I haven’t written a post in a while because a month ago I got really sick. It has been such a profound experience I decided to let myself be vulnerable and share it with you.
I hope it guides you to more love and compassion for yourself and others.
This is what happened…
I woke up one morning with a bad pain in my hip and shooting pains in my head along with a mild rash on my hip. My doctor said he thought I might have shingles and prescribed painkillers, which are not really good for me.
My first reactions was how is this possible? I eat well, I do yoga, walk and other fun movement and for the most part, I appreciate my wonderful life. I felt so vulnerable. I wondered “what did I do wrong”? After all, I’m a nutrition coach and I teach ‘happiness for health’.
The good thing is I have many tools to help me through challenging experiences. I also have been through difficult times and know I am safe and things are always working out for me.

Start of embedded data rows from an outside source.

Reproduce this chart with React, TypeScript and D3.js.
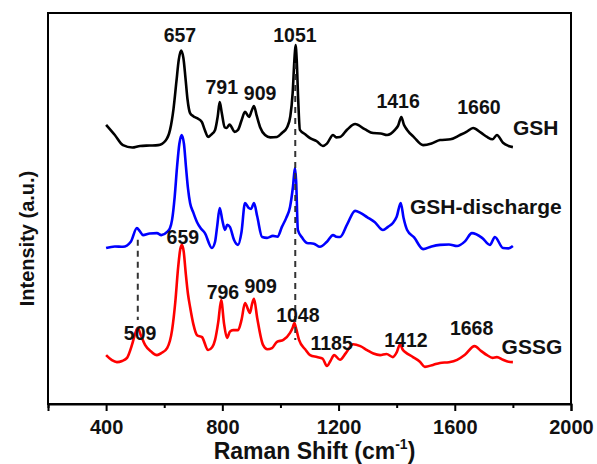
import React, { useEffect, useRef } from "react";
import * as d3 from "d3";

// Raman spectra (stacked, arbitrary intensity units)
const gshShift = [400, 430, 458, 490, 517, 550, 579, 605, 620, 632, 642, 650, 658, 666, 673, 680, 689, 700, 713, 729, 740, 751, 762, 775, 784, 791, 798, 808, 815, 825, 832, 842, 854, 866, 878, 892, 900, 909, 918, 930, 947, 965, 988, 1005, 1023, 1034, 1042, 1048, 1052, 1056, 1061, 1067, 1085, 1102, 1125, 1146, 1160, 1181, 1192, 1205, 1230, 1257, 1290, 1319, 1345, 1367, 1394, 1405, 1416, 1425, 1436, 1460, 1491, 1520, 1549, 1585, 1618, 1640, 1663, 1690, 1711, 1730, 1745, 1766, 1785, 1800];
const gshValue = [71.4, 68.8, 66.2, 65.6, 66.0, 66.1, 66.2, 67.4, 70.1, 75.5, 82.5, 88.0, 90.4, 88.5, 83.5, 78.0, 74.4, 73.6, 73.1, 72.2, 70.0, 68.3, 68.9, 70.1, 73.5, 77.2, 74.5, 70.8, 70.6, 71.5, 70.8, 69.6, 70.1, 72.5, 74.7, 73.4, 74.8, 76.2, 73.8, 70.8, 68.8, 68.2, 68.3, 69.3, 70.8, 73.6, 79.5, 88.0, 91.8, 88.0, 78.0, 70.1, 69.0, 68.0, 67.2, 66.0, 66.6, 68.8, 68.2, 68.3, 70.2, 71.6, 70.3, 69.3, 69.2, 68.8, 70.1, 71.2, 73.4, 71.4, 70.1, 68.2, 66.2, 66.6, 67.5, 67.7, 68.8, 69.6, 70.6, 69.4, 68.3, 67.7, 68.8, 66.8, 66.0, 65.7];

const dischargeShift = [400, 430, 458, 485, 506, 515, 527, 550, 575, 590, 610, 620, 627, 636, 644, 652, 660, 668, 675, 682, 689, 700, 713, 725, 740, 764, 775, 782, 791, 800, 809, 817, 826, 840, 854, 866, 878, 890, 899, 909, 920, 937, 954, 974, 990, 1005, 1020, 1033, 1043, 1050, 1054, 1060, 1075, 1091, 1115, 1136, 1160, 1181, 1192, 1205, 1230, 1257, 1275, 1298, 1325, 1353, 1370, 1387, 1400, 1414, 1424, 1436, 1460, 1491, 1520, 1549, 1580, 1608, 1635, 1659, 1694, 1721, 1738, 1766, 1785, 1800];
const dischargeValue = [39.9, 40.3, 40.2, 41.5, 45.0, 44.3, 43.2, 43.6, 43.7, 43.2, 44.0, 45.0, 47.1, 53.0, 60.5, 66.5, 68.8, 66.5, 60.5, 55.0, 51.4, 49.0, 46.5, 45.0, 43.7, 39.9, 41.5, 45.3, 50.1, 47.0, 44.5, 45.8, 45.3, 42.0, 40.7, 44.0, 51.4, 50.2, 49.9, 51.4, 48.0, 42.7, 42.5, 43.0, 42.8, 45.3, 47.6, 50.4, 55.5, 60.4, 57.0, 44.5, 42.5, 41.2, 41.0, 40.2, 41.5, 43.2, 42.8, 42.7, 46.0, 49.4, 48.9, 47.8, 46.5, 44.5, 45.3, 46.3, 47.9, 51.4, 47.5, 44.5, 42.6, 39.6, 40.3, 40.7, 40.8, 40.4, 41.6, 43.7, 42.5, 40.7, 42.7, 39.9, 39.8, 40.4];

const gssgShift = [400, 420, 437, 455, 472, 489, 500, 509, 520, 534, 555, 575, 590, 610, 627, 638, 648, 655, 661, 667, 674, 682, 689, 700, 713, 730, 751, 765, 775, 786, 796, 806, 816, 826, 837, 854, 866, 878, 895, 902, 909, 920, 940, 955, 971, 988, 1010, 1033, 1042, 1048, 1055, 1064, 1085, 1102, 1126, 1145, 1160, 1172, 1185, 1205, 1225, 1250, 1275, 1298, 1320, 1343, 1365, 1387, 1400, 1412, 1420, 1429, 1456, 1480, 1497, 1525, 1549, 1580, 1608, 1635, 1668, 1690, 1711, 1730, 1745, 1766, 1785, 1800];
const gssgValue = [12.5, 11.2, 10.7, 11.0, 11.8, 15.1, 18.0, 19.4, 17.5, 15.1, 13.4, 12.5, 13.0, 14.3, 18.9, 26.0, 35.0, 39.5, 40.7, 39.0, 33.5, 28.0, 24.8, 20.5, 17.6, 17.1, 13.8, 14.5, 16.4, 21.0, 26.6, 20.5, 16.9, 18.5, 18.9, 18.9, 21.5, 25.8, 23.3, 25.5, 26.9, 22.0, 15.1, 14.0, 14.3, 15.9, 16.4, 18.2, 19.5, 20.7, 19.0, 16.4, 14.0, 12.5, 12.0, 11.6, 9.7, 11.0, 12.5, 11.3, 13.0, 15.3, 14.8, 13.8, 12.9, 12.5, 12.8, 12.0, 13.2, 15.3, 14.0, 13.3, 12.0, 10.8, 9.5, 10.0, 10.5, 10.7, 11.3, 12.6, 14.8, 13.6, 12.5, 11.8, 12.0, 11.3, 10.8, 10.7];

const seriesNames = ["GSH", "GSH-discharge", "GSSG"];
const seriesColors = ["#000000", "#0000ff", "#ff0000"];
// where each series name sits: [shift, intensity]
const seriesLabelAt = [[1800, 68.7], [1446, 48.5], [1761, 12.8]];

// peak labels: text, shift of label centre, intensity of baseline
const peakText = ["657", "1051", "791", "909", "1416", "1660", "659", "509", "796", "909", "1048", "1185", "1412", "1668"];
const peakShift = [654, 1050, 798, 930, 1405, 1683, 664, 517, 802, 932, 1060, 1176, 1432, 1658];
const peakLevel = [92.6, 92.6, 79.3, 77.7, 75.7, 74.2, 40.9, 16.4, 26.9, 28.4, 21.0, 13.8, 14.6, 17.6];

// dashed guide lines: shift, from, to
const guideShift = [509, 1051];
const guideFrom = [42.0, 87.2];
const guideTo = [21.5, 16.4];

const xTicks = [400, 800, 1200, 1600, 2000];
const xMinorTicks = [200, 600, 1000, 1400, 1800];

const App = () => {
  const svgRef = useRef<SVGSVGElement>(null);

  useEffect(() => {
    const w = 597;
    const h = 464;
    const margin = { top: 13, right: 26, bottom: 60, left: 48 };
    const font = "'Liberation Sans', Arial, sans-serif";

    const svg = d3.select(svgRef.current).attr("width", w).attr("height", h);
    svg.selectAll("*").remove();

    const x = d3.scaleLinear().domain([200, 2000]).range([margin.left, w - margin.right]);
    const y = d3.scaleLinear().domain([0, 100]).range([h - margin.bottom, margin.top]);

    const series = [
      { shift: gshShift, value: gshValue },
      { shift: dischargeShift, value: dischargeValue },
      { shift: gssgShift, value: gssgValue },
    ];

    const line = d3
      .line<[number, number]>()
      .x((d) => x(d[0]))
      .y((d) => y(d[1]))
      .curve(d3.curveMonotoneX);

    series.forEach((s, i) => {
      const pts = s.shift.map((v, j) => [v, s.value[j]] as [number, number]);
      svg
        .append("path")
        .datum(pts)
        .attr("d", line)
        .attr("fill", "none")
        .attr("stroke", seriesColors[i])
        .attr("stroke-width", 2.6)
        .attr("stroke-linejoin", "round");
    });

    // dashed guides
    guideShift.forEach((g, i) => {
      svg
        .append("line")
        .attr("x1", x(g))
        .attr("x2", x(g))
        .attr("y1", y(guideFrom[i]))
        .attr("y2", y(guideTo[i]))
        .attr("stroke", "#333")
        .attr("stroke-width", 2)
        .attr("stroke-dasharray", "6,5");
    });

    // frame
    svg
      .append("rect")
      .attr("x", margin.left)
      .attr("y", margin.top)
      .attr("width", w - margin.left - margin.right)
      .attr("height", h - margin.top - margin.bottom)
      .attr("fill", "none")
      .attr("stroke", "#000")
      .attr("stroke-width", 2);

    // x axis
    const gx = svg.append("g").attr("transform", `translate(0, ${h - margin.bottom})`);
    gx.call(d3.axisBottom(x).tickValues(xTicks).tickSize(7).tickPadding(9).tickFormat(d3.format("d")));
    gx.select(".domain").attr("stroke-width", 2);
    gx.selectAll(".tick line").attr("stroke-width", 2);
    gx.selectAll(".tick text")
      .attr("font-size", 20)
      .attr("font-weight", "bold")
      .attr("font-family", font)
      .attr("fill", "#111");

    const gm = svg.append("g").attr("transform", `translate(0, ${h - margin.bottom})`);
    gm.call(d3.axisBottom(x).tickValues(xMinorTicks).tickSize(4).tickFormat(() => ""));
    gm.select(".domain").remove();
    gm.selectAll(".tick line").attr("stroke-width", 2);

    // axis titles
    const xt = svg
      .append("text")
      .attr("x", (margin.left + w - margin.right) / 2 + 5)
      .attr("y", 459)
      .attr("text-anchor", "middle")
      .attr("font-family", font)
      .attr("font-weight", "bold")
      .attr("font-size", 23)
      .attr("fill", "#111");
    xt.append("tspan").text("Raman Shift (cm");
    xt.append("tspan").text("-1").attr("font-size", 14).attr("dy", -10);
    xt.append("tspan").text(")").attr("dy", 10);

    svg
      .append("text")
      .attr("transform", `translate(34, ${(margin.top + h - margin.bottom) / 2 + 30}) rotate(-90)`)
      .attr("text-anchor", "middle")
      .attr("font-family", font)
      .attr("font-weight", "bold")
      .attr("font-size", 20)
      .attr("fill", "#111")
      .text("Intensity (a.u.)");

    // peak labels
    svg
      .selectAll(".peak")
      .data(peakText)
      .join("text")
      .attr("class", "peak")
      .attr("x", (d, i) => x(peakShift[i]))
      .attr("y", (d, i) => y(peakLevel[i]))
      .attr("text-anchor", "middle")
      .attr("font-family", font)
      .attr("font-weight", "bold")
      .attr("font-size", 19.5)
      .attr("fill", "#111")
      .text((d) => d);

    // series names
    svg
      .selectAll(".sname")
      .data(seriesNames)
      .join("text")
      .attr("class", "sname")
      .attr("x", (d, i) => x(seriesLabelAt[i][0]))
      .attr("y", (d, i) => y(seriesLabelAt[i][1]))
      .attr("font-family", font)
      .attr("font-weight", "bold")
      .attr("font-size", 21)
      .attr("fill", "#111")
      .text((d) => d);
  }, []);

  return (
    <svg ref={svgRef} style={{ position: "absolute", left: 0, top: 0, background: "white" }}></svg>
  );
};

export default App;
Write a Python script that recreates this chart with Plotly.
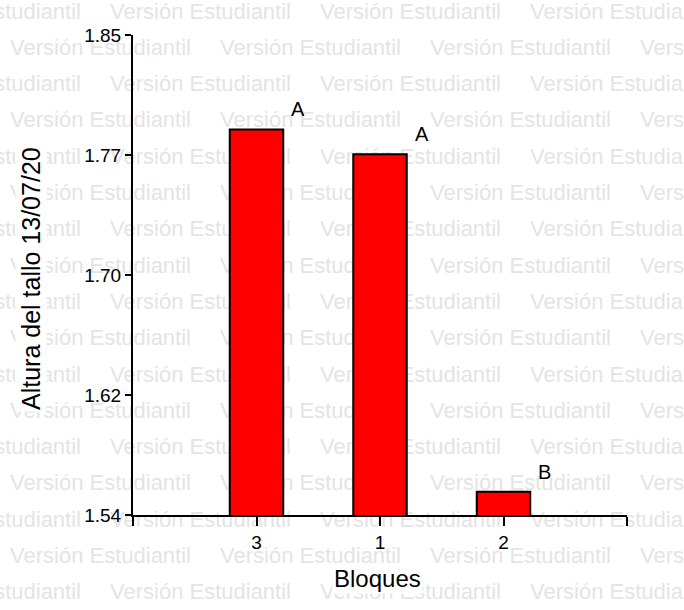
import plotly.graph_objects as go

# ---------------- data ----------------
categories = ["3", "1", "2"]
values = [1.789, 1.773, 1.555]
letters = ["A", "A", "B"]
y_tickvals = [1.54, 1.6175, 1.695, 1.7725, 1.85]
y_ticktext = ["1.54", "1.62", "1.70", "1.77", "1.85"]
y_range = [1.54, 1.85]
x_title = "Bloques"
y_title = "Altura del tallo 13/07/20"
watermark = "Versión Estudiantil"

# ---------------- layout geometry ----------------
W, H = 684, 610
left, right, top, bottom = 133, 627, 35, 515
bar_width = 0.433

fig = go.Figure()

# watermark (full-figure hidden axes, drawn first so it sits under the bars)
wx, wy, wt = [], [], []
row_step = 36.3
period = 210
for r in range(18):
    yy = 13 + r * row_step
    off = 110 if r % 2 == 0 else 10
    xx = off - period
    while xx < W:
        wx.append(xx)
        wy.append(yy)
        wt.append(watermark)
        xx += period
fig.add_trace(go.Scatter(
    x=wx, y=wy, text=wt, mode="text", textposition="middle right",
    textfont=dict(family="Liberation Sans, Arial, sans-serif", size=22, color="#e4e4e4"),
    hoverinfo="skip", showlegend=False, xaxis="x", yaxis="y"))

xs = list(range(len(categories)))
fig.add_trace(go.Bar(
    x=xs, y=values, width=bar_width,
    marker=dict(color="#ff0000", line=dict(color="black", width=2)),
    showlegend=False, xaxis="x2", yaxis="y2"))

for xi, v, t in zip(xs, values, letters):
    fig.add_annotation(x=xi + bar_width / 2, y=v, xref="x2", yref="y2", text=t,
                       showarrow=False, xanchor="left", yanchor="middle",
                       xshift=6, yshift=20,
                       font=dict(family="Liberation Sans, Arial, sans-serif", size=20, color="black"))

fig.add_annotation(x=377 / W, y=1 - 578 / H, xref="paper", yref="paper",
                   text=x_title, showarrow=False, xanchor="center", yanchor="middle",
                   bgcolor="white",
                   font=dict(family="Liberation Sans, Arial, sans-serif", size=24, color="black"))
fig.add_annotation(x=31 / W, y=1 - 279 / H, xref="paper", yref="paper",
                   text=y_title, showarrow=False, xanchor="center", yanchor="middle",
                   textangle=-90, bgcolor="white",
                   font=dict(family="Liberation Sans, Arial, sans-serif", size=25, color="black"))

axis_font = dict(family="Liberation Sans, Arial, sans-serif", size=19, color="black")
fig.update_layout(
    template="none",
    width=W, height=H, autosize=False,
    margin=dict(l=0, r=0, t=0, b=0, pad=0, autoexpand=False),
    paper_bgcolor="white", plot_bgcolor="rgba(0,0,0,0)",
    showlegend=False,
    xaxis=dict(domain=[0, 1], range=[0, W], visible=False, fixedrange=True, automargin=False),
    yaxis=dict(domain=[0, 1], range=[H, 0], visible=False, fixedrange=True, automargin=False),
    xaxis2=dict(domain=[left / W, right / W], range=[-1, len(categories)], anchor="y2",
                automargin=False, fixedrange=True,
                tickmode="array", tickvals=[-1] + xs + [len(categories)],
                ticktext=[""] + categories + [""],
                ticks="outside", ticklen=9, tickwidth=2, tickcolor="black",
                showline=True, linewidth=2, linecolor="black",
                showgrid=False, zeroline=False, tickfont=axis_font),
    yaxis2=dict(domain=[1 - bottom / H, 1 - top / H], range=y_range, anchor="x2",
                automargin=False, fixedrange=True,
                tickmode="array", tickvals=y_tickvals, ticktext=y_ticktext,
                ticks="outside", ticklen=6, tickwidth=2, tickcolor="black",
                showline=True, linewidth=2, linecolor="black",
                showgrid=False, zeroline=False, tickfont=axis_font),
)

fig.write_html(
    "out.html",
    config={"responsive": False, "displayModeBar": False},
    post_script="document.body.style.margin='0';document.body.style.overflow='hidden';",
)
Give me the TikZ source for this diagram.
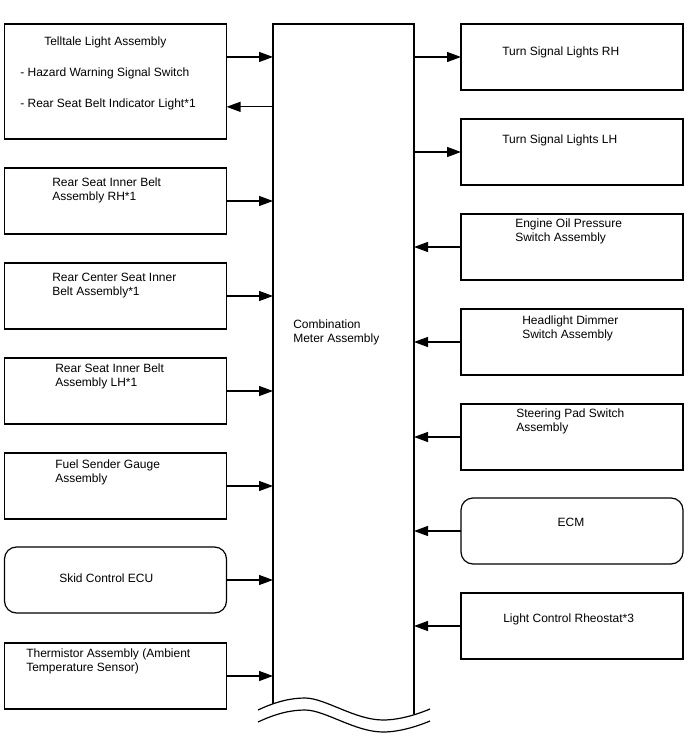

While I don’t have control over what happens, I get to choose how I think about whatever is showing up.
First I checked in with True Self and acknowledged my belief that whatever is showing up is there for me not against me. I believe with all my heart and soul that I live in a benevolent universe.
I have been asking more expansion, less fear, less resistance and my body is on board with my expansion. I believe this pain and sickness is guiding me to opening up to more wholeness, abundance and love.
When I’m in pain it’s a part of me asking for love.
Throughout the day when I started worrying, I reminded myself that nothing bad is happening here. I can allow this experience to be just as it is without resistance. I took a lot of very deep breaths and did my best to allow whatever was coming up for me to flow through me.
Part of the process is to make space for the old energies to release. In order to do that I have to embrace what is happening.
FEEL WHAT I FEEL.
I don’t want to feel afraid. I don’t want to feel like I’m bad and I’ve done something wrong. It’s easy to fight against those feelings. But instead, I decided to give those feelings space, allowing myself to feel each feeling that came up fully and breathing through it.
As the weeks went on and I was still really sick and in pain, lots of fear and anxiety came up. So I got more comfortable sitting in the fear. Yes, it’s uncomfortable but I don’t want to run from it. I know as I breathe through it energy is releasing. I am creating space for everything I’ve been asking for.
I put my hand on my heart and relaxed my shoulders, breathe more fully and let myself feel what I feel even just a little bit more. Even if I relax just 2% more I create space.
Sometimes I cried deeply, experiencing the full magnitude of what I’ve been feeling. I felt into the part of me that was really hurting and told her I love her, even when she hurts. I didn’t try to fix it or “solve the problem”.
The feelings that came up are just old emotions I’ve suppressed or not allowed myself to feel or all the old judgments I’ve been holding onto that have gotten stuck in my body. Whatever is coming up are the unhealed parts of me I’ve been unconscious of that I’m ready to release so I can live more fully.
I realized I am the one who needs to be present to me and what I’m feeling whether I get better today or it takes a lot longer. Either way, I am going to be there for myself.
Being sick has helped me create more love for myself. Create more harmony with what is, not so I get better immediately, but so I can be present for myself, be on my on side, experience kindness and compassion for my difficult feelings.
I am the one I am looking for. Being willing to sit in the space of my feelings allows them to move. I expand into more love and compassion for myself. The best way is by loving and nurturing all of my feelings. As I do I feel more ease.
Now that I am feeling better I have a deeper connection to my True Self. I feel connected to the higher part of me more of the time. I feel loved, guided and supported from a deep level of myself. My True Self is always with me, I am never alone.
I am less judgmental of myself and others. I can allow myself to feel more cared about. I can receive more. As I receive more love and caring I have more to give others.
I also realize I don’t have to try so hard. I’m not broken, so I don’t have to be fixed.
Being sick and in pain for a month has been a difficult experience but I feel deeply changed by it. I am moving forward in my life with greater love and wholeness. I’m not so afraid of whatever I feel. I am willing to be more vulnerable.
I am the one I’ve been waiting for to give me more love, kindness and understanding.
I hope this post helps you be with yourself in a more loving way. We are all on this amazing journey together.